Я полагаю, что кубок сей весьма отличался от того, который Ронсар воспел в одной из первых своих од, посвященной ныне покойному королю Генриху; она начинается словами:
Берет старинный кубок в руки он.
Вином его радушно наполняет.
По чину воинам подносит сей ритон.
Пурпурное вино смеется и играет.
Что же касается кубка принца, то здесь не вино улыбалось людям, а люди – вину, ибо одни пили, смеясь, другие пили, восхищаясь; одни удовлетворялись, попивая, другие попивали, удовлетворясь; только не подумайте, будто я разумею под этим что‑либо худое.
Словом, кубок этот производил действие потрясающее, настолько выразительны были фигуры и образы, на нем запечатленные; по этому поводу вспоминается мне, как однажды несколько дам со своими кавалерами посетили замок графа Шато‑Вилен, иначе сеньора Аджасе, и вот, проходя по роскошно убранным покоям, увидали они развешанные в галерее великолепные, редкостные картины. На одной из них, едва ли не лучшей, представлено было множество нагих женщин в купальне, которые столь нежно и любовно ласкали и гладили друг дружку, столь пылко и вместе с тем целомудренно сплетались в объятиях, что воспламенили бы сердце и плоть даже самого сурового и стойкого из отшельников; вот отчего одна высокая дама, мне знакомая, погрузилась в созерцание сей картины и долго, неотрывно разглядывала ее, а после обернулась к своему кавалеру и, словно задыхаясь от любовной лихорадки, приказала: «Довольно мы здесь задержались, сядемте поскорее в карету и ко мне домой, ибо я не в силах совладать с нетерпением, надобно утолить сжигающую меня жажду!» И они тотчас отбыли, а приехав к даме, испили вместе тот животворный настой, который сладок без сахара и которым кавалер щедро попотчевал даму из своего сосуда.
Подобные картины и рисунки приносят нестойким душам куда большую пагубу, нежели это кажется; в той же галерее висела картина, изображающая Венеру обнаженную; она возлежит на ложе, глядя на сына своего, Купидона; на другой картине Марс обнимает Венеру, на третьей Леда ласкает лебедя. И там, и в других местах есть множество картин, куда более скромных и целомудренных, нежели гравюры Аретино, однако ж все они посвящены одному предмету, а именно близки к вышеописанному кубку, у коего есть хотя бы немалое преимущество перед другим, который Рено де Монтобан отыскал в замке, описанном Ариосто; на нем безжалостно высмеивались бедные мужья‑рогоносцы, тогда как наш всего лишь делал их таковыми, зато не выставлял напоказ ни обманутых супругов, ни их неверных жен.

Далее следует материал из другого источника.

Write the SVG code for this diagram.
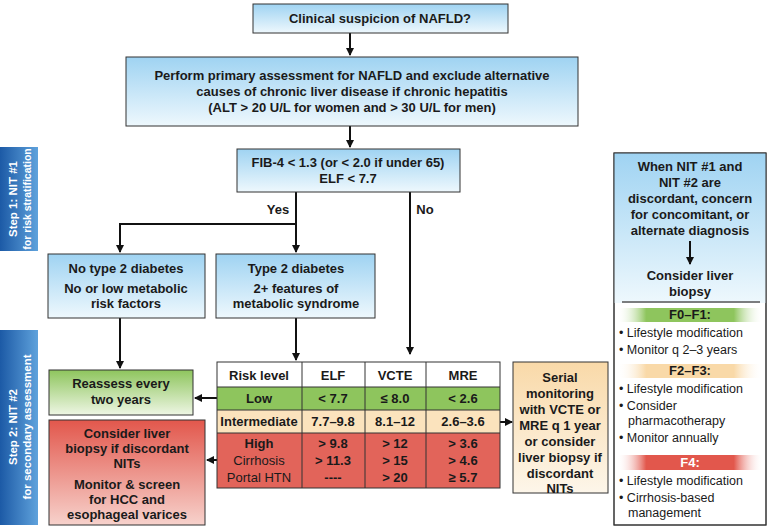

В наше время никто уже не нуждается в подобных книгах или картинах, ибо нынешние мужья сами не промах и могут научить чему угодно.
Знавал я в Париже одного книгоиздателя‑венецианца по имени мессир Бернардо (он приходился родственником великому Альду Мануцию из Венеции): он держал лавку на улице Сен‑Жак и однажды в разговоре клятвенно заверил меня, что менее чем за год продал более полусотни двухтомников Аретино множеству женатых и холостых людей, мужчин и даже женщин, из коих назвал мне трех весьма знатных дам, чьи имена я здесь, конечно, не раскрою; они самолично купили эти книги в самых роскошных переплетах, взяв с хозяина клятву не выдавать их; однако мне он проговорился – более того, рассказал, что некая дама спросила у него такую точно книгу, какую видела она в руках одной из вышепомянутых особ; он отвечал ей: «Signora, si, e peggio»[1], и тотчас она, вынув деньги, закупила все до одного экземпляры по бешеной цене. Вот уж поистине сумасбродное любопытство, способное отправить мужа этой дамы в Корнето, близ Чивита‑Веккья.
Все эти позы и движения противны Богу; недаром же святой Иероним говорит: «Тот муж, что развратничает со своею женою, свершает грех прелюбодеяния». И поскольку о том же говорили многие видные богословы, я выражу сию мысль по‑латыни, тем более что сами они не пожелали перевести ее на французский: «Excessus canjugum fit quando uxor cognoscitur ante, retro stando, sedendo in latere, et mulier super virum»[2]; это созвучно с тем, что прочел я в одном старинном присловье:
In prato viridi monialem ludere vidi
[1] «Конечно, сударыня, есть и похуже» (ит.). Здесь и далее в сносках перевод редакции.
[2] «Супруги предаются разврату, когда муж познает жену свою стоя, повернув ее к себе лицом или спиной, когда проделывает это на боку или когда жена влезает на мужа» (лат.).